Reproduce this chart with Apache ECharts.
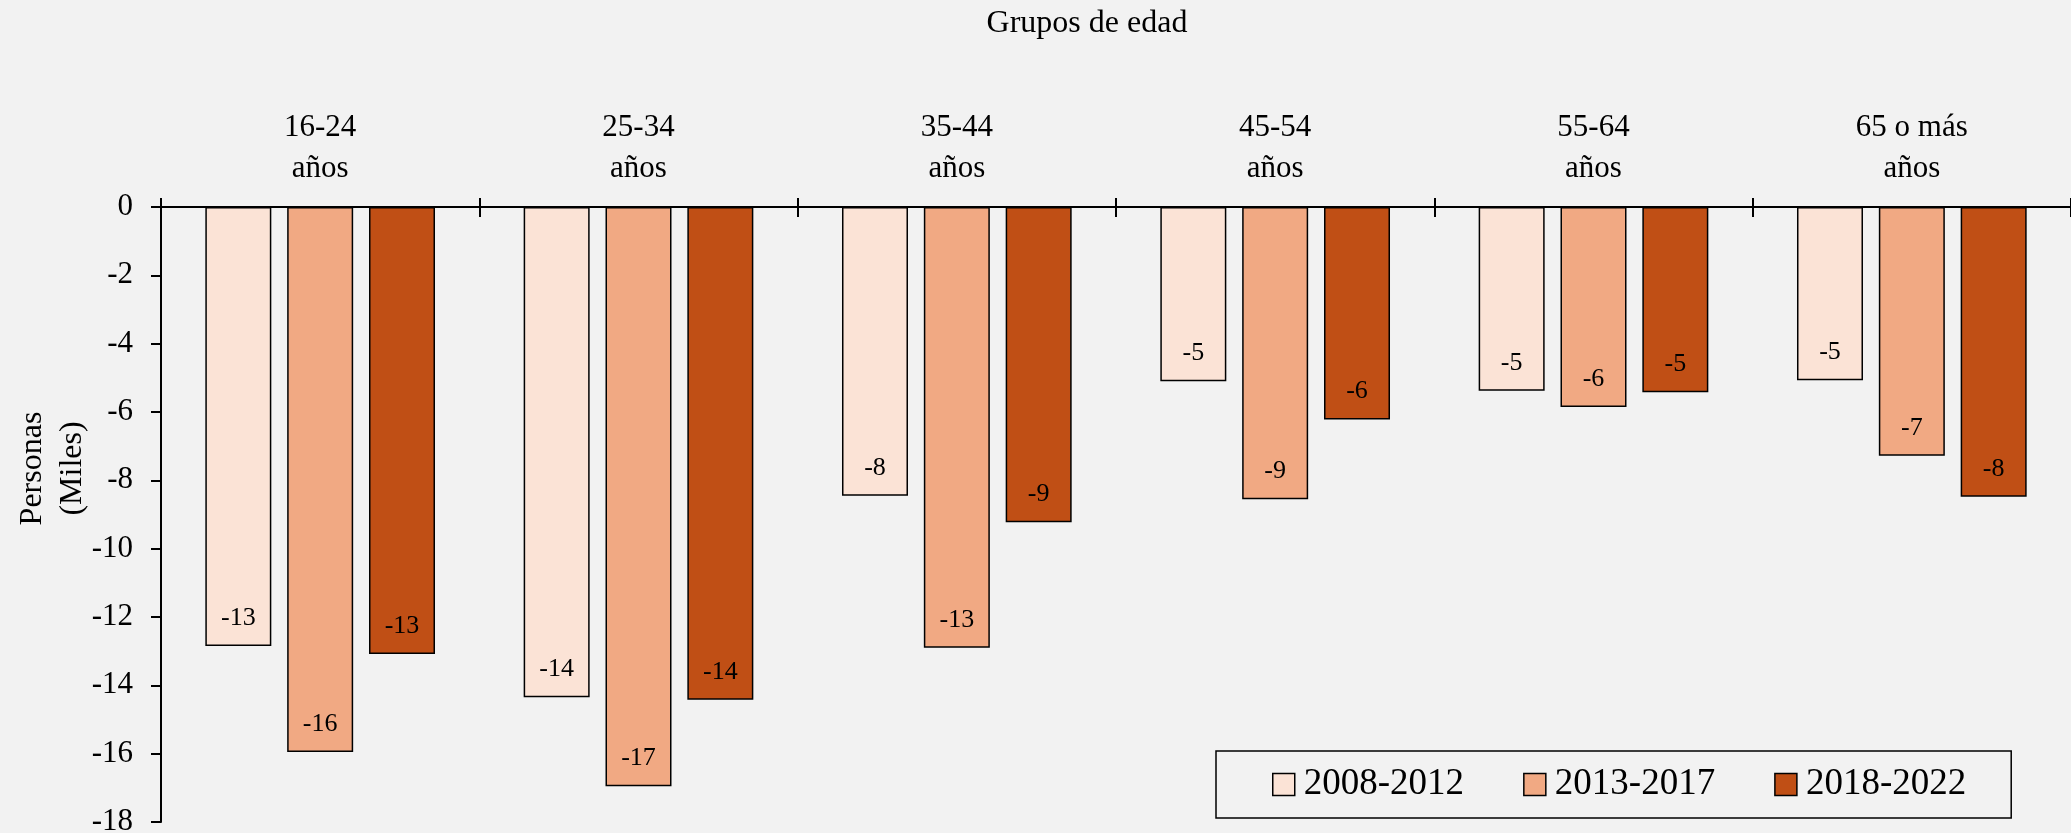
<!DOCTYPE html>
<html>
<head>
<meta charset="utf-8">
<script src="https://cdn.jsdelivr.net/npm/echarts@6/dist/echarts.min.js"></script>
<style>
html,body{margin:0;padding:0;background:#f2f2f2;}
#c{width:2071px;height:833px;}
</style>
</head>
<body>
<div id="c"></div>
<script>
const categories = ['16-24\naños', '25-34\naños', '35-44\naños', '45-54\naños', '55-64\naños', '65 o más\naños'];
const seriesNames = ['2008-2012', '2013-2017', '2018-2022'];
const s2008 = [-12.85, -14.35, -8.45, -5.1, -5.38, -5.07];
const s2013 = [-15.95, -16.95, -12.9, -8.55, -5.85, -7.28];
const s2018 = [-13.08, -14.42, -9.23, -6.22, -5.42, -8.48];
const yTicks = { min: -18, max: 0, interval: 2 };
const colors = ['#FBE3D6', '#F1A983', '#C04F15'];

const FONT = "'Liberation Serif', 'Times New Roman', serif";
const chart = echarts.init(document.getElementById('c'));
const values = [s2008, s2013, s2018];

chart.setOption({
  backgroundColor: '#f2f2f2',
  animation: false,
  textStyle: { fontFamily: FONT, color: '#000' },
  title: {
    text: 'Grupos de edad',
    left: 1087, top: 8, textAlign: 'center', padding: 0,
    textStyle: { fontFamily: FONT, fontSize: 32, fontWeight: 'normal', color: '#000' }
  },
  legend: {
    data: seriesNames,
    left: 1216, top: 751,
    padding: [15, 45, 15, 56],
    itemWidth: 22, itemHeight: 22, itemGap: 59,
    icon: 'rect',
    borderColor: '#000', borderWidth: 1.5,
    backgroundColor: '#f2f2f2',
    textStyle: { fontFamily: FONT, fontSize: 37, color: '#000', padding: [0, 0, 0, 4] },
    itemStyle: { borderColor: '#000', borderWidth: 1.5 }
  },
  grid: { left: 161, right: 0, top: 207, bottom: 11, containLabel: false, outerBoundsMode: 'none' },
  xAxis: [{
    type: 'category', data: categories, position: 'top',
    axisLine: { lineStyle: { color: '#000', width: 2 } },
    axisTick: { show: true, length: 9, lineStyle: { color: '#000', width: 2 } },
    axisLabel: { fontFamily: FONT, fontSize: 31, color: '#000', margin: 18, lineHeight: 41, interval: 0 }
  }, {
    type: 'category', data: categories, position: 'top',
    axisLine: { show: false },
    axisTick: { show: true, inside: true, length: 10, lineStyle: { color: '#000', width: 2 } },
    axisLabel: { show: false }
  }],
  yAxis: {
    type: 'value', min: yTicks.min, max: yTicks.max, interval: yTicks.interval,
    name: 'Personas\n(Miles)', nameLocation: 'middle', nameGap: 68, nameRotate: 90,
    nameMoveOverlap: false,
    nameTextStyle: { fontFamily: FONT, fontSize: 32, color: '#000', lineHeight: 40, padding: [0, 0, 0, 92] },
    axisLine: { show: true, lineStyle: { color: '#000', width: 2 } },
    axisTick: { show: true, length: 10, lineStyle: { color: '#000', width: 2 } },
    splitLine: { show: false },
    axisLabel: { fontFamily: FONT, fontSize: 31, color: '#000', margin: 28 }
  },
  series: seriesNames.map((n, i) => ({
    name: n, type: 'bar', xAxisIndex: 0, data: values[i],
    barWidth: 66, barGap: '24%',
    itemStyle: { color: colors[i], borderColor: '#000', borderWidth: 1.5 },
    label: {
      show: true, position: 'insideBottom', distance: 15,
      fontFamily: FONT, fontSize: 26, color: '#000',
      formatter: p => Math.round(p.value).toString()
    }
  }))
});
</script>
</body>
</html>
--
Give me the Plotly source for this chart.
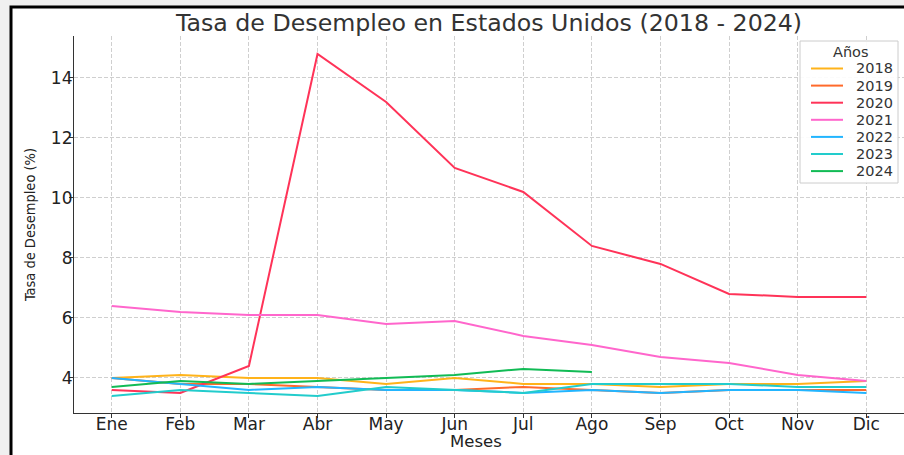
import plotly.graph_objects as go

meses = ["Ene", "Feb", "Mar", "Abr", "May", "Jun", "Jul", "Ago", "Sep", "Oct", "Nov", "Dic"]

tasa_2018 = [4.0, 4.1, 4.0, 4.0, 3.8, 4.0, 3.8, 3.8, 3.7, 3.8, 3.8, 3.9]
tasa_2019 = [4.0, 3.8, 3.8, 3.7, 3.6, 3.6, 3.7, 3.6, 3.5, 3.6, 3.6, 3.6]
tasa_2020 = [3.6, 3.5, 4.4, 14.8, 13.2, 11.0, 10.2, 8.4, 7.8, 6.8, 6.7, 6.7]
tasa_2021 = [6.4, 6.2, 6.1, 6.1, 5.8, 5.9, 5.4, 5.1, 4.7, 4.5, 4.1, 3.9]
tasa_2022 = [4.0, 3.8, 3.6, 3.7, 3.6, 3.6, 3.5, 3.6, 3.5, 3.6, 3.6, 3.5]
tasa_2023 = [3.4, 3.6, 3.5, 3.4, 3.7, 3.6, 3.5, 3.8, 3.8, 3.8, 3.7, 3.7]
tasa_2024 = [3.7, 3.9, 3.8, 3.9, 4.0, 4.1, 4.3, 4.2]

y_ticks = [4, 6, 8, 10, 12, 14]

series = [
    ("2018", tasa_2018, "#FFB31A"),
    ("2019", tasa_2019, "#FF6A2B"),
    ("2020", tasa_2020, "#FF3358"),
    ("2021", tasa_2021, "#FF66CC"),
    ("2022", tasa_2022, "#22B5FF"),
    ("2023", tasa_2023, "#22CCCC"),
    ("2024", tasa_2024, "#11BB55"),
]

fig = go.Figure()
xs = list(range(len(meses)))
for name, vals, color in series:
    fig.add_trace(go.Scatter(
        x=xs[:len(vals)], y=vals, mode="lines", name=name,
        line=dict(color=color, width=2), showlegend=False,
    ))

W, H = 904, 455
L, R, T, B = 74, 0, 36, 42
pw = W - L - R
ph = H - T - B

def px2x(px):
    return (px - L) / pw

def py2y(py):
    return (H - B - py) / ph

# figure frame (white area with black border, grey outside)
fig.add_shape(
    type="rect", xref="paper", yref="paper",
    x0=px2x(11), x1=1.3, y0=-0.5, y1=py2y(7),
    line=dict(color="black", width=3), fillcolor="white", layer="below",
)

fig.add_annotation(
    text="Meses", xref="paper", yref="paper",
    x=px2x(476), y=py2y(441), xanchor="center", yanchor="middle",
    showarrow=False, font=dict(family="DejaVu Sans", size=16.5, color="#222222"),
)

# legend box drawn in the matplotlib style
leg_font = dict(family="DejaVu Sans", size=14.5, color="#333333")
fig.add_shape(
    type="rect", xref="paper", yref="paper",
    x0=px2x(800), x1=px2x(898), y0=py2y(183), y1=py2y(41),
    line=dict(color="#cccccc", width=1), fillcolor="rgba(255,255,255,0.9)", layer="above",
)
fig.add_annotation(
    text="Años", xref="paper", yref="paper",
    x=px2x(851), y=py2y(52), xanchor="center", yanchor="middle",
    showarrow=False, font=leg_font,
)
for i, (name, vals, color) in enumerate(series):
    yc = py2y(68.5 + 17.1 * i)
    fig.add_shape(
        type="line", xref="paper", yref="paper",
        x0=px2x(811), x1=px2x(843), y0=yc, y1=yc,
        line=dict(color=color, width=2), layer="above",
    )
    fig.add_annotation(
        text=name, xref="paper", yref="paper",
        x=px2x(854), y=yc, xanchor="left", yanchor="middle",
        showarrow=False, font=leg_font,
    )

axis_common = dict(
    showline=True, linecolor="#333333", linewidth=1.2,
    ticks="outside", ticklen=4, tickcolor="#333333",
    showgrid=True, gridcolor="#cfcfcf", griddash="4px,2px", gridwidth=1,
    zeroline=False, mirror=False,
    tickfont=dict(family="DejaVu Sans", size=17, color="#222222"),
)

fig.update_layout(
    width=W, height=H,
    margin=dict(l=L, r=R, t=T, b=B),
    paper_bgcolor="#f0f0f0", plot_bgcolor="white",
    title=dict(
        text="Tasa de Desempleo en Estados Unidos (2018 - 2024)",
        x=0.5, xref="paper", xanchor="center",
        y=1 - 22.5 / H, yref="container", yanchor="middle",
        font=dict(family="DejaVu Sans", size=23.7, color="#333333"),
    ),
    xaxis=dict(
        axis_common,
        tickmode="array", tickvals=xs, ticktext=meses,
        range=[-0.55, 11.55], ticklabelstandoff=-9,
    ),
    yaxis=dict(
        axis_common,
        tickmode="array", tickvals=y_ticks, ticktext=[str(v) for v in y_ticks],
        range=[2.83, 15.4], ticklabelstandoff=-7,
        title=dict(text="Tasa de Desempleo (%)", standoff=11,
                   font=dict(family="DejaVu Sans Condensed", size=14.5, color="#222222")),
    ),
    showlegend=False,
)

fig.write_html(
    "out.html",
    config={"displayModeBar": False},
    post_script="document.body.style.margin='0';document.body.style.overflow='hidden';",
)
* * *
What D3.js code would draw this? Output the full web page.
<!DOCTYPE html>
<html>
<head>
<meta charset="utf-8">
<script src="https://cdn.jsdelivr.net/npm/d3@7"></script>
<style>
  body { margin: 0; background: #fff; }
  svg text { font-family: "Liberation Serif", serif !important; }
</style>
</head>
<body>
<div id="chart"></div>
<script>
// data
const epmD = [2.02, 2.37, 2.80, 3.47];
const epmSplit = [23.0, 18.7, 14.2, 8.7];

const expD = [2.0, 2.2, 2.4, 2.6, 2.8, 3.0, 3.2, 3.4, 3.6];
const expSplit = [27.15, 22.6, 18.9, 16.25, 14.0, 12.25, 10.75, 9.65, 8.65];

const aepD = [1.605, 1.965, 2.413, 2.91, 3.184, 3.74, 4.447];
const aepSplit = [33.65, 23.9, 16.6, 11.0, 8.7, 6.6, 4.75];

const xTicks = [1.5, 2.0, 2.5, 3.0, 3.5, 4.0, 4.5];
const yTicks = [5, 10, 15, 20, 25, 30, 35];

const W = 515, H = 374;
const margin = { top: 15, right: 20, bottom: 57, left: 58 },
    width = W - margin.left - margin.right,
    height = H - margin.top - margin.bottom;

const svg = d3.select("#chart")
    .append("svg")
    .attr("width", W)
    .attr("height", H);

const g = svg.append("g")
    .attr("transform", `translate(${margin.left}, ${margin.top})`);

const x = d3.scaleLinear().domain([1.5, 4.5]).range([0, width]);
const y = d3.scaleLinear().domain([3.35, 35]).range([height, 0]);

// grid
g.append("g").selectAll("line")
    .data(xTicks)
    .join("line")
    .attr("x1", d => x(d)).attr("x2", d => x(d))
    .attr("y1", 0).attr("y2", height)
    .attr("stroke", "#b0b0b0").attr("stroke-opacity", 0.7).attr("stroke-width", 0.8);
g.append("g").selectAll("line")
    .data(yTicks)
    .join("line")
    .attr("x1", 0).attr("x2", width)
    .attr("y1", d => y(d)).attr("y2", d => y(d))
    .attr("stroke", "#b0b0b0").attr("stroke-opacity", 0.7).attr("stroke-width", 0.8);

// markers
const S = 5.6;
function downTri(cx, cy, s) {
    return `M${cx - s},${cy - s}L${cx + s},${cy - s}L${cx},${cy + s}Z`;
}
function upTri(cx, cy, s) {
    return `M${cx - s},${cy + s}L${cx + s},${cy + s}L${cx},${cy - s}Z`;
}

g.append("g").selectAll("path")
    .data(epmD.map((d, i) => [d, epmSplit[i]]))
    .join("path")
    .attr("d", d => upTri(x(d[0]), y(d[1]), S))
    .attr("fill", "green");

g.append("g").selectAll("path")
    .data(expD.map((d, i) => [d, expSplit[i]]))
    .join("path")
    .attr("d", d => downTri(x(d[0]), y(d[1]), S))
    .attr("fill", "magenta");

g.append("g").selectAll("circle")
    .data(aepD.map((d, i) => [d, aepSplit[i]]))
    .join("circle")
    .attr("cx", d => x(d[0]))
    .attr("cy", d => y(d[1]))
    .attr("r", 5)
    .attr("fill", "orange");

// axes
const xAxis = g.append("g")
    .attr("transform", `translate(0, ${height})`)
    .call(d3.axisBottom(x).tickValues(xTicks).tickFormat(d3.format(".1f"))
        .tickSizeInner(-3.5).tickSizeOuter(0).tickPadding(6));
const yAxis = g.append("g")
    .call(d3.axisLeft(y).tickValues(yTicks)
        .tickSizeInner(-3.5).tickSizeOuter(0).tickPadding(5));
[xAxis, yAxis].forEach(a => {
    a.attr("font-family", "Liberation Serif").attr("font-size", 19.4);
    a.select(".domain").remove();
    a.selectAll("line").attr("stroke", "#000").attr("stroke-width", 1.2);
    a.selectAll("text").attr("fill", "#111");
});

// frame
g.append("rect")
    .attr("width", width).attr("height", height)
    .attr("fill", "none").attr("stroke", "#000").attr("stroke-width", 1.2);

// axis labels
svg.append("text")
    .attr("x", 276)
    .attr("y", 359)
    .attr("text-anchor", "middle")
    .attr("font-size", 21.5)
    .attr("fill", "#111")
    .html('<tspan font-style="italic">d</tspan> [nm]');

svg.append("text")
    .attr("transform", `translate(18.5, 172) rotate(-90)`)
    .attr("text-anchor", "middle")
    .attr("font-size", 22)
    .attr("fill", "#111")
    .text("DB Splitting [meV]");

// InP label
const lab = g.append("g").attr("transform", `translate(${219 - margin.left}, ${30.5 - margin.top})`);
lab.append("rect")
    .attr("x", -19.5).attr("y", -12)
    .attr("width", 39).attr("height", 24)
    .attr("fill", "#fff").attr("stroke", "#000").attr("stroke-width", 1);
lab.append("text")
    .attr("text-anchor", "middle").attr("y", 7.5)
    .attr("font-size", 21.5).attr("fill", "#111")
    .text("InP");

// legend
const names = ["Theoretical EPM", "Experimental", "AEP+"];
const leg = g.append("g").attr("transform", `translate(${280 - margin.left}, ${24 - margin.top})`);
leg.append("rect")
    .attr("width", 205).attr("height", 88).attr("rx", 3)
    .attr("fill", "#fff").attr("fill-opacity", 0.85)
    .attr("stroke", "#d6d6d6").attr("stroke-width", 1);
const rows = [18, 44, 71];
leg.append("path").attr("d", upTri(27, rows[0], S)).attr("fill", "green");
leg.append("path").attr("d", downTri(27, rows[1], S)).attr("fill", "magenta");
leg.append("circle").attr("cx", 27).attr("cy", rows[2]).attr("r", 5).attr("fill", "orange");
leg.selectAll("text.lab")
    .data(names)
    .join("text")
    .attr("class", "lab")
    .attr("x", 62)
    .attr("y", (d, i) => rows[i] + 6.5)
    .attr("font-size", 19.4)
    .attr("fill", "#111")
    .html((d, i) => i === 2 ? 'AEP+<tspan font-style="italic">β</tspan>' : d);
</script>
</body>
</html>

- EXERCISE DIRECTIONS:
Extract exactly and only the span of lines that begins at the line containing "What D3.js code" and ends at the line containing "const epmSplit = [23.0, 18.7, 14.2, 8.7];".

- SOLUTION BELOW:
What D3.js code would draw this? Output the full web page.
<!DOCTYPE html>
<html>
<head>
<meta charset="utf-8">
<script src="https://cdn.jsdelivr.net/npm/d3@7"></script>
<style>
  body { margin: 0; background: #fff; }
  svg text { font-family: "Liberation Serif", serif !important; }
</style>
</head>
<body>
<div id="chart"></div>
<script>
// data
const epmD = [2.02, 2.37, 2.80, 3.47];
const epmSplit = [23.0, 18.7, 14.2, 8.7];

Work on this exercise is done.